Principles of Team Recognition in Operations

Recently our VP of Marketing and I were discussing the holidays, and how to properly recognize each team member during this time of thanks giving. I wanted to share a few of the questions and answers we discussed, because this is an often overlooked aspect of business operations: just because you have recognition procedures in place for your team does not mean you are recognizing your team members the way they want to be recognized.

How do you know how team members want to be recognized?

Everyone has a different way that they want to be recognized. It is important to get to know your team. Talk to them, ask them questions, and most importantly, build relationships with them. Some appreciate open recognition amongst the team, while others are more comfortable being recognized privately. The more you get to know them, the easier it is to understand them and to understand what motivates them. Some people are motivated monetarily, while others prefer thoughtful, handwritten cards—it’s your job to find out who wants what.

You never want someone to be discouraged by how they are recognized. Once you get to know your team, it is easier to know the most effective way to recognized them and keep them motivated.

Once you know their preferred recognition style, how do you recognize each type of team member?

The Attention Lovers


We all have individuals on the team who love the limelight—these are the ones who are driven by recognition in meetings and openly within their peer groups. As leaders, we must be aware that when these individuals are not openly recognized it can have a negative effect on those individuals and their performance. They tend to voice concerns, and are often mislabeled as non-effective team players. A simple “kudos” for their hard work in a morning team member meeting is a great way to start the day!

The Attention Shy


Others tend to be more loyal when they are recognized in private conversation or even with a simple handwritten card. These individuals who have an appreciation for quiet thanks are the ones who often go unrecognized. They tend not to make a fuss over themselves, and will often not give themselves enough credit, even though they know they have excelled or have done an excellent job.

I can recall on individual in my career who took me completely by surprise who fit into this category. In this case, I had given him a card and rewarded him for his performance. It was at the end of the work day, and I had handed him the note on his way out. As I continued to pack up my belongings, I was surprised to discover that he had read the card before leaving the parking lot and came back in to give me a bear hug! It was such a great feeling to know how that simple gesture had made such an impact. It is for reasons like this that knowing your team’s recognition style is so important, because this same person would not have responded as positively to public recognition.

How can you evaluate if team recognition translates into better performance?

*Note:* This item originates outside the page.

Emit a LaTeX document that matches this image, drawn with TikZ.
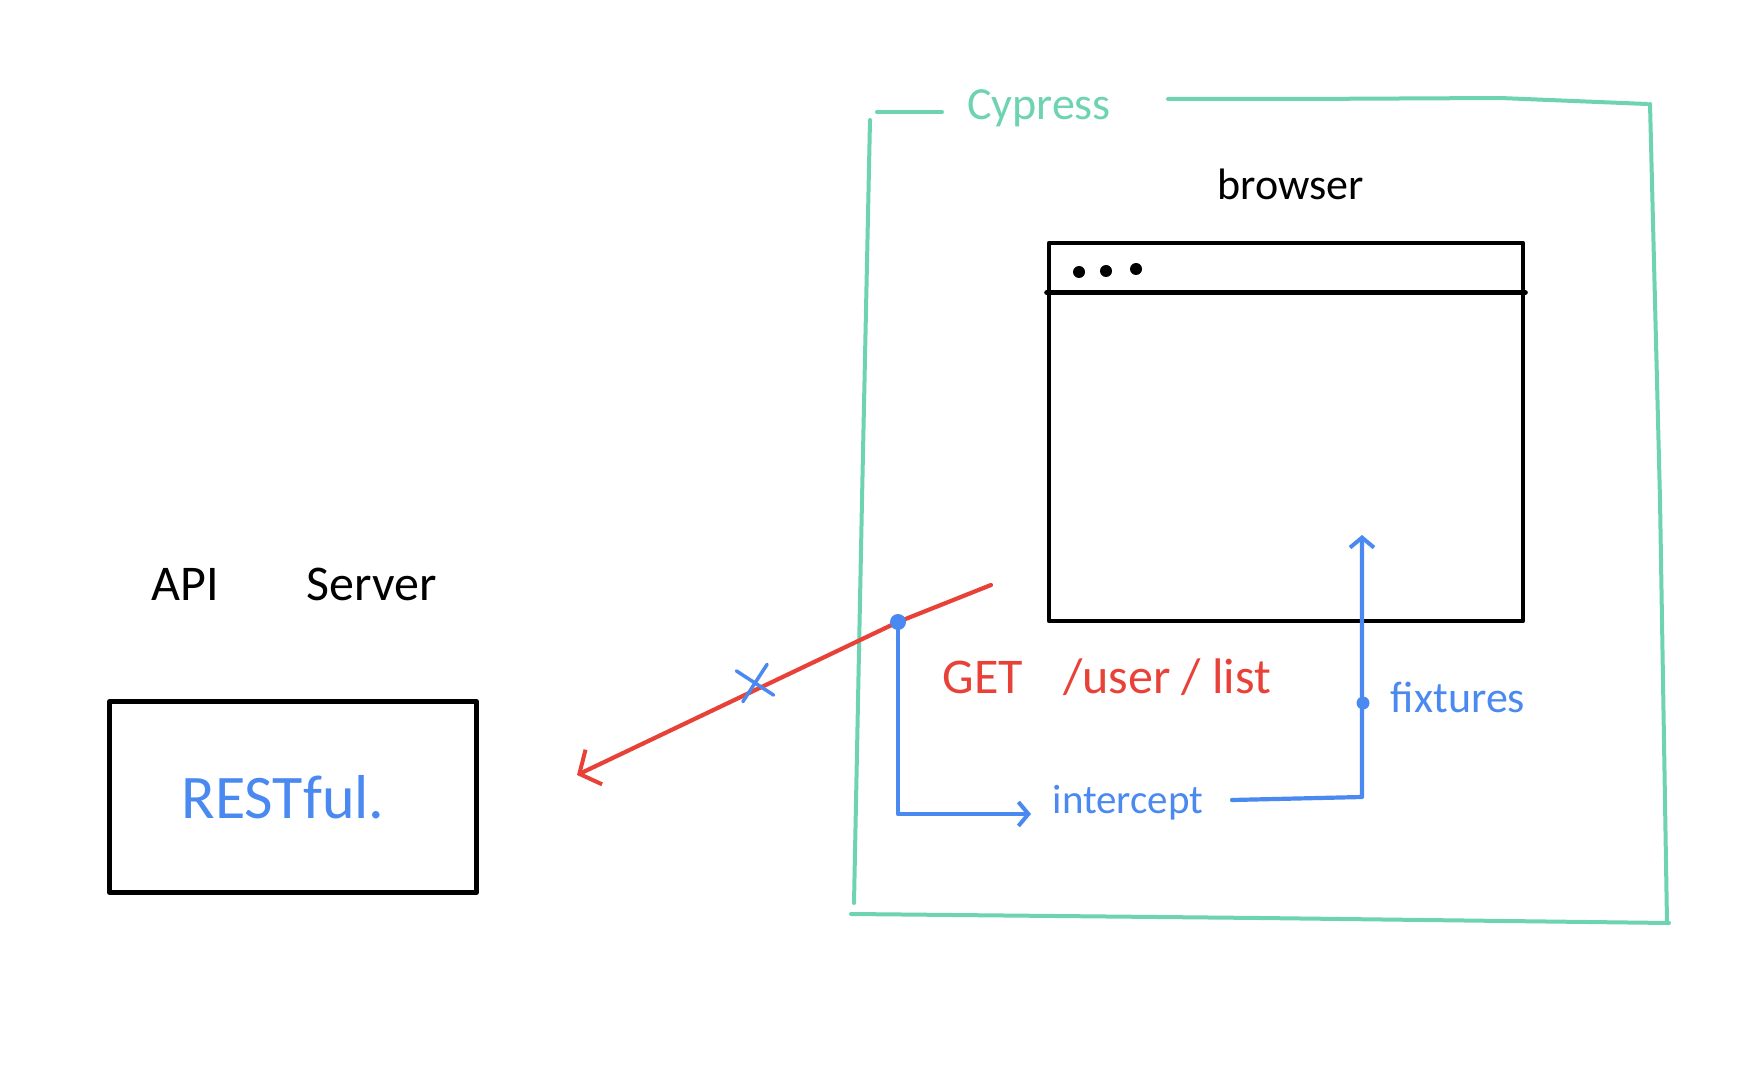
\documentclass[tikz,border=0pt]{standalone}
\usepackage{fontspec}
\setmainfont{Carlito}
\usetikzlibrary{arrows.meta,shapes.misc}
\definecolor{cyg}{RGB}{109,211,176}
\definecolor{skb}{RGB}{74,137,240}
\definecolor{rdl}{RGB}{232,66,56}
\begin{document}
\begin{tikzpicture}[x=1pt,y=-1pt,line cap=round,line join=round,
  hand/.style={inner sep=0pt,font=\fontsize{44}{48}\selectfont},
  frameline/.style={draw=cyg,line width=4pt},
  blk/.style={draw=black,line width=4.8pt},
  bl/.style={draw=skb,line width=4.2pt},
  rd/.style={draw=rdl,line width=4.2pt},
  dot/.style={circle,fill,inner sep=0pt,minimum size=#1},
  barb/.style={-{Straight Barb[length=#1,width=2.4*#1,line width=4pt]}}]
\useasboundingbox (0,0) rectangle (1748,1075);

% Cypress frame
\node[hand,text=cyg,font=\fontsize{46}{50}\selectfont] (cy) at (1039,108) {Cypress};
\draw[frameline] (942,112) -- (877,112);
\draw[frameline] (870,120) -- (862,500) -- (854,903);
\draw[frameline] (851,914) -- (1260,918) -- (1669,923);
\draw[frameline] (1667,923) -- (1660,500) -- (1650,104);
\draw[frameline] (1647,104) -- (1500,98) -- (1300,99) -- (1168,99);

% browser
\node[hand,font=\fontsize{44}{48}\selectfont] (brl) at (1291,184) {browser};
\node[blk,rectangle,minimum width=474pt,minimum height=378pt] (bw) at (1286,432) {};
\draw[blk] ([yshift=-52pt]bw.north west) -- ([yshift=-52pt]bw.north east);
\node[dot=12pt] (d1) at (1079,272) {};
\node[dot=12pt] (d2) at (1106,271) {};
\node[dot=12pt] (d3) at (1136,269) {};

% API server
\node[hand,font=\fontsize{50}{54}\selectfont] (api) at (294,584) {API\hspace{88pt}Server};
\node[blk,rectangle,minimum width=367pt,minimum height=191pt] (rb) at (293,797) {};
\node[hand,text=skb,font=\fontsize{62}{66}\selectfont] (rt) at (283,797) {RESTful.};

% red request
\coordinate (rs) at (991,585);
\coordinate (bdc) at (898,622);
\coordinate (re) at (577,775);
\draw[rd,barb=16pt] (rs) -- (bdc) -- (re);
\node[cross out,draw=skb,line width=3.5pt,minimum size=28pt,inner sep=0pt,rotate=12] (xm) at (755,683) {};
\node[hand,text=rdl,font=\fontsize{50}{54}\selectfont] (get) at (1107,677) {GET\hspace{40pt}/user / list};

% intercept
\node[hand,text=skb,font=\fontsize{41}{45}\selectfont] (ic) at (1128,803) {intercept};
\coordinate (ia) at (1031,814);
\node[dot=16pt,fill=skb] (bd) at (bdc) {};
\draw[bl,barb=10pt] (bd.south) |- (ia);

% fixtures
\coordinate (fe) at (1232,800);
\coordinate (fc) at (1362,797);
\coordinate (ft) at (1362,535);
\draw[bl,barb=10pt] (fe) -- (fc) -- (ft);
\node[dot=13pt,fill=skb] (fd) at (1363,703) {};
\node[hand,text=skb,font=\fontsize{44}{48}\selectfont] (fx) at (1458,697) {fixtures};
\end{tikzpicture}
\end{document}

The bottom line is this—your team did the work, not you. To not give your team the recognition is an injustice to you, your team, and ultimately your clients. I had a mentor guide me to understand the importance of how you speak to your team, as well as how you recognize your team, because it will greatly effect their performance. She was right!

In my early years as a new manager I was just a manager and not a leader. I told my team what to do, and wasn’t very good at teaching or empowering them to do their best. Needless to say, the performance of my team greatly affected how we performed in our day-to-day operations, as well as how our customers were treated. My worst day was watching one of my team members come to tears, because all she wanted to do was her best and I had not recognized that.

It was when I realized that I needed to lead my team by example, and also develop and recognize them, that I finally reached success in my career. It is a tough lesson to learn, but to be a great leader you must be humble and understand how to build relationships with your team. It was such a rewarding feeling when I received a call from a previous team member recently who said, “It is so important for me to coach and recognize my team the way you did with us, because they deserve to hear the positive feedback!”

At SGEi, we know that whether you think you have a company culture or not, you do (you’re just not managing it). Thomas Martin, our VP of Culture & Learning wrote a great blog on this topic, so I won’t go into detail, but suffice it to say that your team wants your direction and role modeling so that they know how to adhere to your example of the company’s culture. By giving constant, informal feedback about great performance you affirm that this is in fact the behavior you want from your team members.

How do you make recognition a priority, even during times of low morale?


Everyone has busy times and every business goes through tough situations. These are the most important times to recognize your team for their work and their dedication. Being busy is not an excuse to not give back to your team; in fact, it is quite the opposite. This is best time to buy your team coffee at your morning meeting, or to have lunch delivered. When people are busy, this simple gesture can go a long a way. The same goes for tough times. Keep your communications with your team transparent. Be honest, because your team will appreciate you and your company more. Lastly, don’t forget to recognize your team for their loyalties and dedication in whichever way that speaks to their hearts.

Thanksgiving is the perfect time to refresh your recognition policy and ensure it addresses the different styles of recipients. While not everyone likes a round of applause lead by the President in a team meeting, everyone likes some form of recognition, and it’s your job to find out what works for each person.